Гений. Мне кажется, что Корчному пришлись бы по душе слова Андрея Белого о природе этого понятия: «Я не знаю, что такое талант, гений. Но я знаю, что такое труд, работа, усидчивость. В них – талант. Без трудовой дисциплины нет ни таланта, ни гения».
Восьмидесятилетний Корчной сказал однажды: «Считаю, что шахматист должен ежедневно работать столько времени, сколько длится нормальная шахматная партия. Раньше было пять часов, следовательно, надо было заниматься пять часов. Сейчас партии короче, к сожалению, но я полагаю, четыре часа в день на это выделять нужно. Если устаешь, просто отдохни».
Говоря о подготовке к какому-нибудь турниру, Корчной очень часто использовал слово «работать». На самом деле он, вечный труженик, не работал в жизни ни дня: ведь всё, что делаешь с удовольствием и страстью, не подходит под определение «работа».
Нередко талант покрывает собой достаточно широкое поле творческой деятельности. О Тале, например, тот же Корчной справедливо заметил, что он был очень талантливый человек вообще, и его легко можно себе представить очень хорошим журналистом или режиссером.

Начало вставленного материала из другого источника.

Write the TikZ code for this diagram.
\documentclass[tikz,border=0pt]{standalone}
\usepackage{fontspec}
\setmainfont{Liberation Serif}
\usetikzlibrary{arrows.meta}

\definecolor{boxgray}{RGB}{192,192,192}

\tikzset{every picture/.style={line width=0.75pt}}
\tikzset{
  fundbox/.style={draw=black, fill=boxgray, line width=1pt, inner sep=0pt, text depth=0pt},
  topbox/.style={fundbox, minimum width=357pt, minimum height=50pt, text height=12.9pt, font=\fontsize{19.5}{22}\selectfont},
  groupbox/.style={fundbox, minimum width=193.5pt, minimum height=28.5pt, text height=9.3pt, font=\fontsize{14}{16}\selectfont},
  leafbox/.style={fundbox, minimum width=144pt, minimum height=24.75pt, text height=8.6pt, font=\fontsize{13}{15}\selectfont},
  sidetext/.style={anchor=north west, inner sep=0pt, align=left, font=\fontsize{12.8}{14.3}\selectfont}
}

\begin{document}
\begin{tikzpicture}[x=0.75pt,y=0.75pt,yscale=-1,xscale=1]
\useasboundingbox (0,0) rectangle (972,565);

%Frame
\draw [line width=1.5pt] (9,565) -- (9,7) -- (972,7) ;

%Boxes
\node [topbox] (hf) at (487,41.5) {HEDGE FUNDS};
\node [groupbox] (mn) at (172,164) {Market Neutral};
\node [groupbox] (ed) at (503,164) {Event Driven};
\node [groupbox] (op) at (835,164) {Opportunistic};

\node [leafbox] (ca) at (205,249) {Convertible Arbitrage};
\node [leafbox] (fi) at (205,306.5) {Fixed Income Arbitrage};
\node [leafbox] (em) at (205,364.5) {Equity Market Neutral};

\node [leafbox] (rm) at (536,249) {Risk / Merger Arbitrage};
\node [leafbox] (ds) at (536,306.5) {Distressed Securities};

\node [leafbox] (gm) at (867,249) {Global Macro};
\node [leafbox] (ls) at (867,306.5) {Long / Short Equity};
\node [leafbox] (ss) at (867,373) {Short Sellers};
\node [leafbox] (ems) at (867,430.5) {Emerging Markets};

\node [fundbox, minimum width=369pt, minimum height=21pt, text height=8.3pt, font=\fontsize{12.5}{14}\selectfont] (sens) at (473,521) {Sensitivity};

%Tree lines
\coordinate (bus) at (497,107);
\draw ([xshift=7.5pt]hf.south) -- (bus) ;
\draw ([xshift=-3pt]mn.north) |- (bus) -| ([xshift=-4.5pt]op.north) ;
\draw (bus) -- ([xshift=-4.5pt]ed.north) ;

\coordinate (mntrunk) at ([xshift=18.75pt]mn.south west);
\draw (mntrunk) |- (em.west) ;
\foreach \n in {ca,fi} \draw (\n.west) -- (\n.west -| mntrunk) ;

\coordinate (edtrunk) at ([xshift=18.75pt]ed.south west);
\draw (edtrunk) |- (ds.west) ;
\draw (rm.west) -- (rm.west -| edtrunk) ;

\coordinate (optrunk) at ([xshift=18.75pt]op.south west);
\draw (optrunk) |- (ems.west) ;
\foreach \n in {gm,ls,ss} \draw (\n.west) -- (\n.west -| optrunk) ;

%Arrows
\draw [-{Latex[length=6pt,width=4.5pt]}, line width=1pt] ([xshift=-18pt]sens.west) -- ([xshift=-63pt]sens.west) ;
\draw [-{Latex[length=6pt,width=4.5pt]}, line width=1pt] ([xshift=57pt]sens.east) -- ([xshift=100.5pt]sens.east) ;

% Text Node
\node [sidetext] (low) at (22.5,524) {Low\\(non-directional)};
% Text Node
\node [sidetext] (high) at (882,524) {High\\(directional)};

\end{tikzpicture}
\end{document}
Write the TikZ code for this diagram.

В других случаях талант высвечен только в какой-либо одной определенной сфере. Таким был Бобби Фишер. Однажды в ответ на вопрос, умеет ли он что-нибудь, кроме игры в шахматы, американец только рассмеялся: «Нет, но зато то, что делаю, я делаю очень хорошо!»
Объясняя свои успехи, Фишер сказал: «Шахматы требуют абсолютной концентрации и любви к игре. Я отдаю шахматам 98 процентов моей ментальной энергии. Остальные отдают только 2 процента».
Похоже говорил Корчной о том, что помогло ему стать тем, кем он стал: «По-видимому, колоссальная любовь к шахматам и на этой почве такая же работоспособность, идущая от желания свой талант развивать».
Что касается ментальной энергии, не знаю, какой процент ее вкладывал в игру Корчной, но что шахматы и успех в них тоже стояли на первом месте в ряду его жизненных приоритетов, не вызывает сомнений.
Несмотря на совершенно различный бэкграунд, они имели и немало общего. Оба выросли без отцов, что наложило глубокий отпечаток на их дальнейшую судьбу. С тяжелейшим характером, мнительные и подозрительные, они не доверяли никому, во всем чуя подвохи и заговоры. А если их подозрения хоть в малой степени совпадали с реальностью, они еще больше укреплялись в объяснении мотивов и поступков людей и в собственном видении мира.
Шипы их колючего эго раньше или позже чувствовали даже те, с кем у них были вполне доброжелательные отношения, не говоря уже о близких, кому доставалось больше всех. Да и насколько их близкие были близки им?
Впервые они увидели друг друга в 1960 году на турнире в Буэнос-Айресе. Корчному не было и тридцати, а Фишеру вообще – только семнадцать. С тех пор они встречались исключительно за шахматной доской или в кулуарах турниров, разговаривая только на шахматные или околошахматные темы, ведь Корчной представлял тогда Советский Союз.
Первая личная встреча в свободном мире оказалась последней. Отношения между выдающимися шахматистами были прерваны, и они больше никогда не встречались.
Размолвка
Когда в августе 1976-го я вернулся в Амстердам, едва ли не в первый же день Виктор спросил, даже скорее утвердительно произнес:
– Скоро начинаются претендентские матчи, мы ведь будем, конечно, работать вместе…
Нельзя сказать, что это предложение застало меня врасплох. Я как можно мягче ответил, что у меня теперь собственная карьера (я только что стал гроссмейстером), что хочется еще поиграть самому.
Ответ разочаровал его, и Виктор стал говорить, что теперь, когда он тоже на Западе, мы тем более должны быть вместе, все вместе – против советских. Я стоял на своем, перечислял предстоящие турниры, Олимпиаду. Было видно, что он не ожидал такой реакции и обиделся.